Saturday, February 19, 2011

Do I Have To?



"Awww, mommm, do I have to?"  The phrase rang out through the house and I felt my heart become heavy.  I had been forewarned that parenting wasn't easy, but exhausting?  No one had quite worded it that way.  The days run together and the divergence of them leaves me with my mouth gaped open some days.  The same child moves from, "Let me help you, Mommy" into "Why do I have to do that?", sometimes within moments.

Is there anything that can fully prepare one for the will of a child? 

Experience and God's truth are the two strongest allies that I have found.  I have learned better over time how to stand my ground like a soldier in battle -- somehow it can seem I need permission to stand up to my children and speak the awful "NO" word.  Culture and secular parenting resources attempt to seduce me into the lie that if I discipline my children in any way, other than delightful, I am ruining them for life.  Adam and Eve were tempted with fruit that promised more than it could offer, too. 

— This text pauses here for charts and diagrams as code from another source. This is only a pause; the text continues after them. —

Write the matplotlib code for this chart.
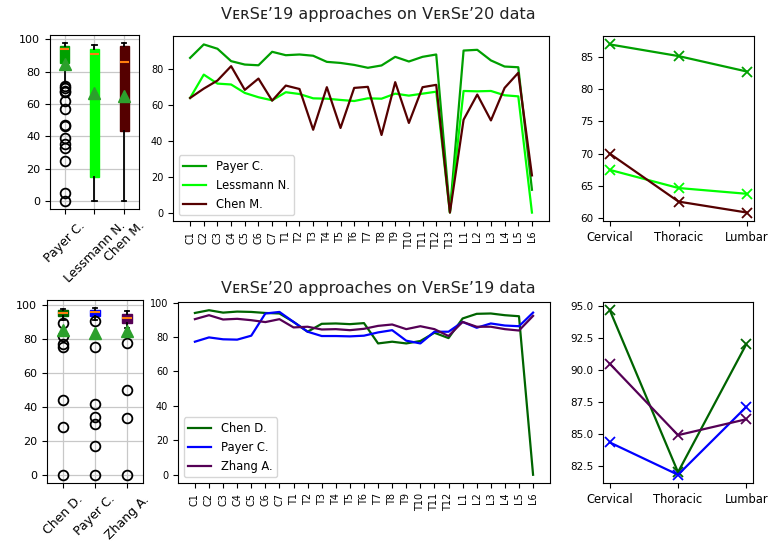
import matplotlib
matplotlib.use("Agg")
import matplotlib.pyplot as plt
from matplotlib.ticker import MultipleLocator, FormatStrFormatter

# ---- top row: VerSe'19 approaches on VerSe'20 data ----
top_methods = ["Payer C.", "Lessmann N.", "Chen M."]
top_colors = ["#00a000", "#00ff00", "#550000"]

top_med = [94.2, 91.0, 86.0]
top_q1 = [85.5, 15.1, 43.5]
top_q3 = [95.9, 94.2, 95.6]
top_whislo = [73.0, 0.0, 0.0]
top_whishi = [97.8, 96.3, 97.7]
top_mean = [84.9, 66.8, 65.2]
top_fliers = [
    [71.4, 69.8, 68.3, 67.3, 62.1, 56.9, 47.0, 46.2, 39.3, 35.2, 32.7, 24.8, 5.2, 0.0],
    [],
    [],
]

top_levels = ["C1", "C2", "C3", "C4", "C5", "C6", "C7",
              "T1", "T2", "T3", "T4", "T5", "T6", "T7", "T8", "T9", "T10",
              "T11", "T12", "T13", "L1", "L2", "L3", "L4", "L5", "L6"]
top_payer = [86.1, 93.6, 91.2, 84.3, 82.4, 82.0, 89.5,
             87.6, 88.0, 87.3, 83.9, 83.3, 82.2, 80.6, 81.9, 86.7, 84.1,
             86.7, 88.0, 0.5, 90.2, 90.6, 84.7, 81.3, 80.9, 12.7]
top_lessmann = [63.8, 76.8, 71.8, 71.3, 66.6, 64.2, 62.5,
                67.0, 66.0, 63.6, 63.4, 62.7, 62.1, 63.6, 63.4, 66.2, 65.1,
                66.2, 67.3, 0.0, 67.7, 67.5, 67.7, 65.3, 64.7, 0.0]
top_chen = [63.8, 69.0, 73.5, 81.5, 68.3, 74.6, 62.3,
            70.7, 68.8, 46.1, 69.8, 47.1, 69.4, 70.0, 43.2, 72.6, 49.9,
            69.8, 71.1, 0.0, 51.7, 65.7, 51.3, 69.4, 77.8, 20.7]

regions = ["Cervical", "Thoracic", "Lumbar"]
top_reg_payer = [86.9, 85.1, 82.7]
top_reg_lessmann = [67.5, 64.7, 63.8]
top_reg_chen = [70.0, 62.6, 60.9]

# ---- bottom row: VerSe'20 approaches on VerSe'19 data ----
bot_methods = ["Chen D.", "Payer C.", "Zhang A."]
bot_colors = ["#006400", "#0000ff", "#550055"]

bot_med = [95.7, 95.9, 92.6]
bot_q1 = [93.6, 93.9, 89.6]
bot_q3 = [97.1, 97.4, 95.1]
bot_whislo = [91.0, 91.5, 86.5]
bot_whishi = [97.8, 98.2, 96.7]
bot_mean = [85.4, 83.8, 84.8]
bot_fliers = [
    [89.6, 81.9, 77.0, 75.6, 43.9, 28.2, 0.0],
    [90.6, 75.2, 41.9, 34.1, 29.8, 17.0, 0.0],
    [78.0, 49.9, 33.3, 0.0],
]

bot_levels = ["C1", "C2", "C3", "C4", "C5", "C6", "C7",
              "T1", "T2", "T3", "T4", "T5", "T6", "T7", "T8", "T9", "T10",
              "T11", "T12", "L1", "L2", "L3", "L4", "L5", "L6"]
bot_chen = [94.0, 95.6, 94.2, 94.8, 94.6, 94.0, 93.7,
            88.8, 83.1, 87.7, 87.9, 87.5, 88.1, 76.3, 77.3, 76.3, 77.7,
            82.5, 79.4, 90.8, 93.5, 93.7, 92.7, 92.1, 0.0]
bot_payer = [77.3, 79.8, 78.7, 78.5, 80.8, 93.7, 94.6,
             88.8, 83.1, 80.6, 80.6, 80.4, 80.8, 82.7, 84.0, 77.9, 76.3,
             83.1, 83.1, 88.8, 85.4, 87.9, 86.7, 86.3, 94.2]
bot_zhang = [90.4, 92.7, 90.2, 90.6, 89.8, 88.7, 90.4,
             85.6, 86.0, 84.4, 84.6, 84.0, 84.8, 86.5, 87.3, 84.6, 86.3,
             84.6, 80.6, 88.8, 86.0, 86.0, 84.6, 83.8, 92.3]

bot_reg_chen = [94.64, 82.0, 91.97]
bot_reg_payer = [84.32, 81.8, 87.09]
bot_reg_zhang = [90.46, 84.89, 86.13]


def draw_boxes(ax, names, colors, med, q1, q3, lo, hi, mean, fliers):
    stats = []
    for i in range(len(names)):
        stats.append(dict(label=names[i], med=med[i], q1=q1[i], q3=q3[i],
                          whislo=lo[i], whishi=hi[i], mean=mean[i],
                          fliers=fliers[i]))
    bp = ax.bxp(stats, patch_artist=True, showmeans=True,
                medianprops=dict(color="#ff7f0e", linewidth=1.5),
                whiskerprops=dict(color="black", linewidth=1.3),
                capprops=dict(color="black", linewidth=1.3),
                meanprops=dict(marker="^", markerfacecolor="#2ca02c",
                               markeredgecolor="#2ca02c", markersize=8),
                flierprops=dict(marker="o", markerfacecolor="none",
                                markeredgecolor="black", markersize=7,
                                markeredgewidth=1.3))
    for patch, c in zip(bp["boxes"], colors):
        patch.set_facecolor(c)
        patch.set_edgecolor(c)
    ax.grid(True, color="#c8c8c8", linewidth=0.9)
    ax.set_axisbelow(True)
    ax.tick_params(axis="y", labelsize=8)
    ax.tick_params(axis="x", labelsize=9, labelrotation=45)


def draw_levels(ax, levels, series, names, colors, yticks):
    x = list(range(len(levels)))
    for s, n, c in zip(series, names, colors):
        ax.plot(x, s, color=c, linewidth=1.6, label=n)
    ax.set_xticks(x)
    ax.set_xticklabels(levels, rotation=90, fontsize=7)
    ax.set_yticks(yticks)
    ax.tick_params(axis="y", labelsize=7)
    ax.legend(loc="lower left", fontsize=8.3)


def draw_regions(ax, series, colors):
    x = list(range(len(regions)))
    for s, c in zip(series, colors):
        ax.plot(x, s, color=c, linewidth=1.6, marker="x", markersize=7,
                markeredgewidth=1.3)
    ax.set_xticks(x)
    ax.set_xticklabels(regions, fontsize=8.3)
    ax.tick_params(axis="y", labelsize=7.5)


fig = plt.figure(figsize=(7.8, 5.45), dpi=100)

ax1 = fig.add_axes([0.0641, 0.6165, 0.1141, 0.3193])
ax2 = fig.add_axes([0.2218, 0.5945, 0.4821, 0.3394])
ax3 = fig.add_axes([0.7731, 0.5945, 0.1936, 0.3394])
ax4 = fig.add_axes([0.0603, 0.1138, 0.1231, 0.3358])
ax5 = fig.add_axes([0.2282, 0.1138, 0.4769, 0.3321])
ax6 = fig.add_axes([0.7731, 0.1138, 0.1923, 0.3321])

draw_boxes(ax1, top_methods, top_colors, top_med, top_q1, top_q3,
           top_whislo, top_whishi, top_mean, top_fliers)
draw_levels(ax2, top_levels, [top_payer, top_lessmann, top_chen],
            top_methods, top_colors, [0, 20, 40, 60, 80])
draw_regions(ax3, [top_reg_payer, top_reg_lessmann, top_reg_chen], top_colors)

draw_boxes(ax4, bot_methods, bot_colors, bot_med, bot_q1, bot_q3,
           bot_whislo, bot_whishi, bot_mean, bot_fliers)
draw_levels(ax5, bot_levels, [bot_chen, bot_payer, bot_zhang],
            bot_methods, bot_colors, [0, 20, 40, 60, 80, 100])
draw_regions(ax6, [bot_reg_chen, bot_reg_payer, bot_reg_zhang], bot_colors)
ax6.yaxis.set_major_locator(MultipleLocator(2.5))
ax6.yaxis.set_major_formatter(FormatStrFormatter("%.1f"))

fig.text(0.485, 0.974, "V\u1d07\u0280S\u1d07\u201919 approaches on V\u1d07\u0280S\u1d07\u201920 data",
         ha="center", va="center", fontsize=11.5, color="#222222")
fig.text(0.485, 0.471, "V\u1d07\u0280S\u1d07\u201920 approaches on V\u1d07\u0280S\u1d07\u201919 data",
         ha="center", va="center", fontsize=11.5, color="#222222")

fig.savefig("out.png", dpi=100)
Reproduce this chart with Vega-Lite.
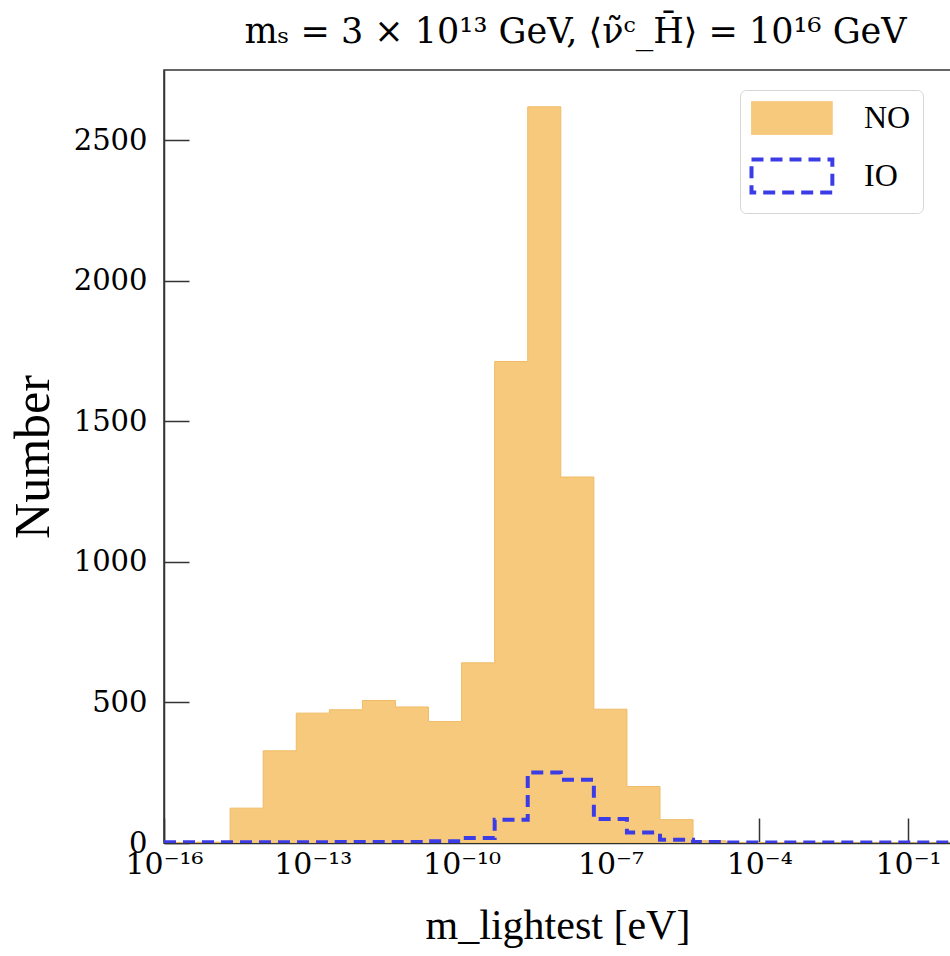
{
  "$schema": "https://vega.github.io/schema/vega-lite/v6.json",
  "autosize": {"type": "none"},
  "padding": {"left": 164, "top": 70, "right": 0, "bottom": 113},
  "width": 787,
  "height": 773,
  "background": "white",
  "title": {
    "text": "mₛ = 3 × 10¹³ GeV, ⟨ν̃ᶜ_H̄⟩ = 10¹⁶ GeV",
    "font": "DejaVu Serif",
    "fontSize": 35,
    "fontWeight": "normal",
    "color": "black",
    "anchor": "middle",
    "dx": 18,
    "offset": 20
  },
  "config": {
    "view": {"stroke": "#333333", "strokeWidth": 1.5},
    "axis": {
      "labelFont": "DejaVu Serif",
      "titleFont": "Liberation Serif",
      "labelColor": "black",
      "titleColor": "black",
      "titleFontWeight": "normal",
      "domainColor": "#333333",
      "domainWidth": 1.5,
      "tickColor": "#333333",
      "tickWidth": 1.5,
      "grid": false
    }
  },
  "data": {
    "values": [
      {"edge": 1e-16, "NO": 2, "IO": 3},
      {"edge": 4.642e-16, "NO": 3, "IO": 3},
      {"edge": 2.154e-15, "NO": 124, "IO": 3},
      {"edge": 1e-14, "NO": 328, "IO": 3},
      {"edge": 4.642e-14, "NO": 462, "IO": 3},
      {"edge": 2.154e-13, "NO": 474, "IO": 4},
      {"edge": 1e-12, "NO": 507, "IO": 4},
      {"edge": 4.642e-12, "NO": 484, "IO": 4},
      {"edge": 2.154e-11, "NO": 432, "IO": 6},
      {"edge": 1e-10, "NO": 641, "IO": 18},
      {"edge": 4.642e-10, "NO": 1713, "IO": 83},
      {"edge": 2.154e-9, "NO": 2619, "IO": 251},
      {"edge": 1e-8, "NO": 1302, "IO": 225},
      {"edge": 4.642e-8, "NO": 476, "IO": 85},
      {"edge": 2.154e-7, "NO": 201, "IO": 37},
      {"edge": 1e-6, "NO": 83, "IO": 12},
      {"edge": 4.642e-6, "NO": 8, "IO": 4},
      {"edge": 2.154e-5, "NO": 2, "IO": 2},
      {"edge": 1e-4, "NO": 1, "IO": 2},
      {"edge": 4.642e-4, "NO": 0, "IO": 2},
      {"edge": 2.154e-3, "NO": 0, "IO": 2},
      {"edge": 1e-2, "NO": 0, "IO": 2},
      {"edge": 4.642e-2, "NO": 0, "IO": 2},
      {"edge": 0.2154, "NO": 0, "IO": 2},
      {"edge": 1, "NO": 0, "IO": 0}
    ]
  },
  "encoding": {
    "x": {
      "field": "edge",
      "type": "quantitative",
      "scale": {"type": "log", "domain": [1e-16, 0.736], "nice": false},
      "axis": {
        "title": "m_lightest [eV]",
        "titleFontSize": 42,
        "titlePadding": 26,
        "values": [1e-16, 1e-13, 1e-10, 1e-7, 1e-4, 1e-1],
        "labelExpr": "datum.value < 1e-15 ? '10⁻¹⁶' : datum.value < 1e-12 ? '10⁻¹³' : datum.value < 1e-9 ? '10⁻¹⁰' : datum.value < 1e-6 ? '10⁻⁷' : datum.value < 1e-3 ? '10⁻⁴' : '10⁻¹'",
        "labelFontSize": 30,
        "tickSize": -25,
        "labelPadding": 31,
        "labelFlush": false,
        "labelOverlap": false
      }
    }
  },
  "layer": [
    {
      "mark": {"type": "area", "interpolate": "step-after", "stroke": "#efbc66", "strokeWidth": 1, "opacity": 1, "clip": true},
      "encoding": {
        "y": {
          "field": "NO",
          "type": "quantitative",
          "scale": {"domain": [0, 2750], "nice": false},
          "axis": {
            "title": "Number",
            "titleFontSize": 50,
            "titlePadding": 15,
            "values": [0, 500, 1000, 1500, 2000, 2500],
            "format": "d",
            "labelFontSize": 29,
            "tickSize": -25,
            "labelPadding": 42
          }
        },
        "color": {
          "datum": "NO",
          "scale": {"domain": ["NO", "IO"], "range": ["#f6c97c", "#3c3ce6"]},
          "legend": {
            "orient": "none",
            "legendX": 576,
            "legendY": 20,
            "title": null,
            "padding": 12,
            "cornerRadius": 6,
            "strokeColor": "#d6d6d6",
            "fillColor": "white",
            "labelFont": "Liberation Serif",
            "labelFontSize": 32,
            "labelColor": "black",
            "labelOffset": 80,
            "symbolType": "M-1,-1H3.9V1H-1Z",
            "symbolSize": 1089,
            "rowPadding": 14,
            "encoding": {
              "symbols": {
                "fill": {"value": {"expr": "datum.value === 'NO' ? '#f6c97c' : 'white'"}},
                "fillOpacity": {"value": {"expr": "datum.value === 'NO' ? 1 : 0"}},
                "stroke": {"value": {"expr": "datum.value === 'NO' ? '#efbc66' : '#3c3ce6'"}},
                "strokeWidth": {"value": {"expr": "datum.value === 'NO' ? 1 : 4"}},
                "strokeDash": {"value": {"expr": "datum.value === 'NO' ? [1, 0] : [12, 7]"}},
                "opacity": {"value": 1}
              }
            }
          }
        }
      }
    },
    {
      "mark": {"type": "line", "interpolate": "step-after", "strokeWidth": 4, "strokeDash": [12, 7], "clip": true},
      "encoding": {
        "y": {"field": "IO", "type": "quantitative"},
        "color": {"datum": "IO"}
      }
    }
  ]
}
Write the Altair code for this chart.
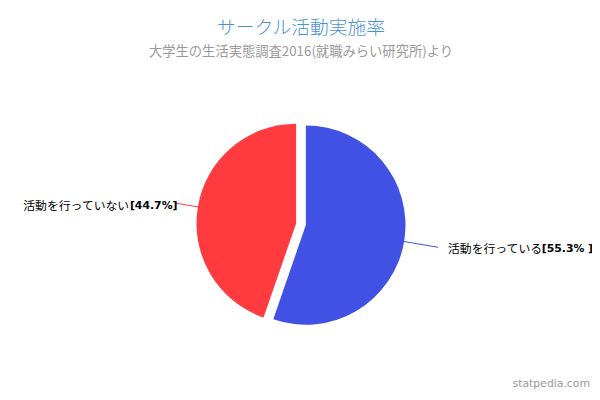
import math
import altair as alt
import pandas as pd

categories = ["活動を行っている", "活動を行っていない"]
values = [55.3, 44.7]
pct_labels = ["[55.3% ]", "[44.7%]"]
colors = ["#4151E3", "#FF3B3F"]
order = [0, 1]

df = pd.DataFrame({"cat": categories, "value": values, "pct": pct_labels, "order": order})

CX, CY = 293, 146.5   # pie centre inside plot area
R = 101
EXPLODE = 5
TAU = 2 * math.pi
JP = "Noto Sans CJK JP"

theta_scale = alt.Scale(domain=[0, 100], range=[0, TAU])
color_scale = alt.Scale(domain=categories, range=colors)

base = alt.Chart(df).transform_window(
    end="sum(value)", sort=[alt.SortField("order")], frame=[None, 0]
).transform_calculate(
    start="datum.end - datum.value",
    mid="(datum.end - datum.value / 2) / 100 * 2 * PI",
)


def slice_layers(i, line_r, left_side, jp_w):
    b = base.transform_filter(alt.datum.order == i).transform_calculate(
        cx=f"{CX} + {EXPLODE} * sin(datum.mid)",
        cy=f"{CY} - {EXPLODE} * cos(datum.mid)",
    ).transform_calculate(
        lx1=f"datum.cx + {R - 1} * sin(datum.mid)",
        ly1=f"datum.cy - {R - 1} * cos(datum.mid)",
        lx2=f"datum.cx + {line_r} * sin(datum.mid)",
        ly2=f"datum.cy - {line_r} * cos(datum.mid)",
    )
    arc = b.mark_arc(outerRadius=R).encode(
        theta=alt.Theta("start:Q", scale=theta_scale, stack=False),
        theta2="end:Q",
        color=alt.Color("cat:N", scale=color_scale, legend=None),
        x=alt.X("cx:Q", scale=None),
        y=alt.Y("cy:Q", scale=None),
    )
    line = b.mark_rule(strokeWidth=1).encode(
        x=alt.X("lx1:Q", scale=None),
        y=alt.Y("ly1:Q", scale=None),
        x2="lx2:Q",
        y2="ly2:Q",
        color=alt.Color("cat:N", scale=color_scale, legend=None),
    )
    if left_side:
        jp = b.mark_text(align="right", baseline="middle", dx=-47, dy=3,
                         font=JP, fontSize=12, color="#000000")
        pc = b.mark_text(align="right", baseline="middle", dx=2, dy=3,
                         font="DejaVu Sans", fontSize=11, fontWeight="bold", color="#000000")
    else:
        jp = b.mark_text(align="left", baseline="middle", dx=10, dy=2,
                         font=JP, fontSize=12, color="#000000")
        pc = b.mark_text(align="left", baseline="middle", dx=10 + jp_w, dy=2,
                         font="DejaVu Sans", fontSize=11, fontWeight="bold", color="#000000")
    enc = dict(x=alt.X("lx2:Q", scale=None), y=alt.Y("ly2:Q", scale=None))
    jp = jp.encode(text="cat:N", **enc)
    pc = pc.encode(text="pct:N", **enc)
    return [arc, line, jp, pc]


layers = slice_layers(0, 136, False, 95) + slice_layers(1, 124, True, 0)

wm = alt.Chart(pd.DataFrame({"t": ["statpedia.com"]})).mark_text(
    align="right", baseline="middle", font="DejaVu Sans", fontSize=11, color="#999999"
).encode(x=alt.value(586), y=alt.value(309), text="t:N")

chart = alt.layer(*layers, wm).properties(
    width=586,
    height=291,
    autosize=alt.AutoSizeParams(type="none"),
    padding={"left": 4, "top": 70, "right": 2, "bottom": 31},
    title=alt.TitleParams(
        text="サークル活動実施率",
        subtitle="大学生の生活実態調査2016(就職みらい研究所)より",
        anchor="middle",
        font=JP,
        fontSize=19,
        fontWeight=300,
        color="#4a92d6",
        subtitleFont=JP,
        subtitleFontSize=13.5,
        subtitleColor="#9a9a9a",
        offset=22,
        subtitlePadding=7,
    ),
).configure_view(stroke=None)

chart.save("out.html", embed_options={"renderer": "svg", "actions": False})
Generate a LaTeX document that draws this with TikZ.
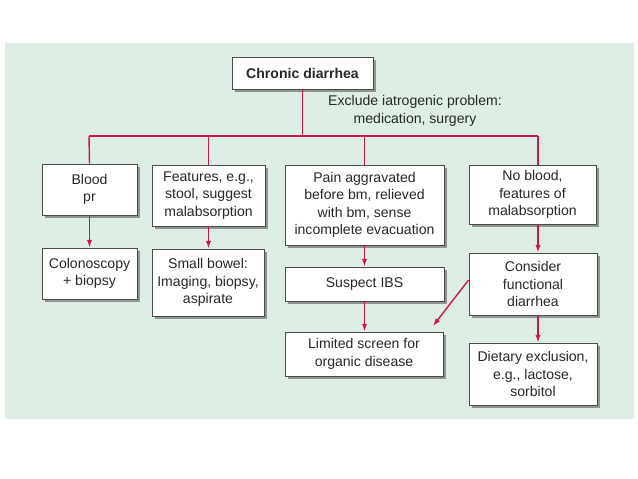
\documentclass[tikz,border=0pt]{standalone}
\usepackage{fontspec}
\setmainfont{Liberation Sans}
\usetikzlibrary{positioning,shadows,arrows.meta}

\definecolor{flowred}{RGB}{203,24,74}
\definecolor{panelgreen}{RGB}{223,238,229}
\definecolor{boxedge}{RGB}{75,75,75}
\definecolor{inktext}{RGB}{40,40,40}

\tikzset{
  box/.style={draw=boxedge, line width=0.6pt, fill=white, align=center, inner sep=0pt,
    text=inktext, font=\fontsize{10}{12.3}\selectfont,
    drop shadow={shadow xshift=0.07cm, shadow yshift=-0.07cm, fill=black!70, opacity=0.55}},
  wire/.style={draw=flowred, line width=1pt},
  arrow/.style={wire, -{Latex[length=5.5pt,width=3.8pt]}},
}

\begin{document}
\begin{tikzpicture}[x=0.025cm, y=-0.025cm]
  \useasboundingbox (0,0) rectangle (638,479);
  \fill[panelgreen] (5,43) rectangle (634,419);

  % TOP
  \node[box, minimum width=3.525cm, minimum height=0.8cm, font=\fontsize{10}{12.3}\selectfont\bfseries] (chronic) at (302.5,73) {Chronic diarrhea};
  \node[align=center, text=inktext, font=\fontsize{10}{12.3}\selectfont] (exclude) at (415,111) {Exclude iatrogenic problem:\\medication, surgery};

  % FIRST ROW
  \node[box, minimum width=2.375cm, minimum height=1.275cm] (blood) at (89.5,189.5) {Blood\\pr};
  \node[box, minimum width=2.825cm, minimum height=1.525cm] (features) at (208.5,195.5) {Features, e.g.,\\stool, suggest\\malabsorption};
  \node[box, minimum width=3.975cm, minimum height=2cm] (pain) at (364.5,205) {Pain aggravated\\before bm, relieved\\with bm, sense\\incomplete evacuation};
  \node[box, minimum width=3.175cm, minimum height=1.475cm] (noblood) at (532.5,194.5) {No blood,\\features of\\malabsorption};

  % SECOND ROW
  \node[box, minimum width=2.375cm, minimum height=1.275cm] (colon) at (89.5,273.5) {Colonoscopy\\+ biopsy};
  \node[box, minimum width=2.8cm, minimum height=1.675cm] (bowel) at (208,282.5) {Small bowel:\\Imaging, biopsy,\\aspirate};
  \node[box, minimum width=3.975cm, minimum height=0.85cm] (ibs) at (364.5,284) {Suspect IBS};
  \node[box, minimum width=3.2cm, minimum height=1.55cm] (functional) at (533,284) {Consider\\functional\\diarrhea};

  % THIRD ROW
  \node[box, minimum width=3.95cm, minimum height=1.1cm] (screen) at (364,354) {Limited screen for\\organic disease};
  \node[box, minimum width=3.2cm, minimum height=1.55cm] (dietary) at (533,374) {Dietary exclusion,\\e.g., lactose,\\sorbitol};

  % BUS
  \coordinate (busL) at (89,136);
  \coordinate (busR) at (538,136);
  \coordinate (tip) at (433,326);
  \draw[wire] (chronic.south) -- (chronic.south |- busL);
  \draw[wire] (busL) -- (busR);
  \draw[wire] (busL) -- (blood.north);
  \draw[wire] (features.north |- busL) -- (features.north);
  \draw[wire] (pain.north |- busL) -- (pain.north);
  \draw[wire] (busR) -- (busR |- noblood.north);

  % ARROWS
  \draw[arrow] (blood) -- (colon);
  \draw[arrow] (features) -- (features |- bowel.north);
  \draw[arrow] (pain) -- (pain |- ibs.north);
  \draw[arrow] (ibs) -- (ibs |- screen.north);
  \draw[arrow] (busR |- noblood.south) -- (busR |- functional.north);
  \draw[arrow] (busR |- functional.south) -- (busR |- dietary.north);
  \draw[arrow] ([yshift=0.1cm]functional.west) -- (tip);
\end{tikzpicture}
\end{document}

Clear instruction that God offers is not for the faint of heart.  When I am told to, "Discipline your children while you still have the chance; indulging them destroys them" (Proverbs 19:18), I sense the urgency that is being communicated.  I have limited time to work with and although my goal is to be a loving, joy-filled mother, that does not exclude me training up my children in the way they should go.  Enough water has travelled under the bridge of my parenting experience to know that this means HARD WORK and SAD KIDS some days.

I have shared it before and I will share it again -- Our goal with our children is not happiness, it's holiness (quote from the Ezzos).  Some days I feel that I need to find a permanent marker and write that on the foreheads of my children.  I have to keep that in front of me!  I love my children, I believe as much as any mother could;  and training them, instructing them, calling them to obedience is no task for the faint-hearted. 

C.S. Lewis once said, "If you look for truth, you may find comfort in the end; if you look for comfort you will not get either comfort or truth only soft soap and wishful thinking to begin, and in the end, despair." 

Do I see how this applies to my parenting? I ask myself.  I grapple with the learned precision of a tight-rope walker, for that is what I feel I must become.  I know that I am called to be a mom, as it says in Galatians 5, who is full of love, joy, peace, patience, kindness, goodness, faithfulness, gentleness and self-control (the fruits of the Spirit); but I am ever aware that I can't neglect the warnings that God has laid out for me.  I don't want the despair in the end. 

Peace and delight will come to my soul, IF I discipline my son or daughter (Proverbs 29:17). 

I am told not to withhold discipline because it saves my child from death (Proverbs 23:13).

The day closes and I am amazed -- each of my five take their turns with their heads nuzzled in close to mine -- they each share whispers of their own variations of committed love and appreciation.  After all that, they don't despise me?  NO, far more than that, somehow in God's incredible design, it is because of the discipline (when blended with love) not in spite of it, that there is rich, deep and secure love.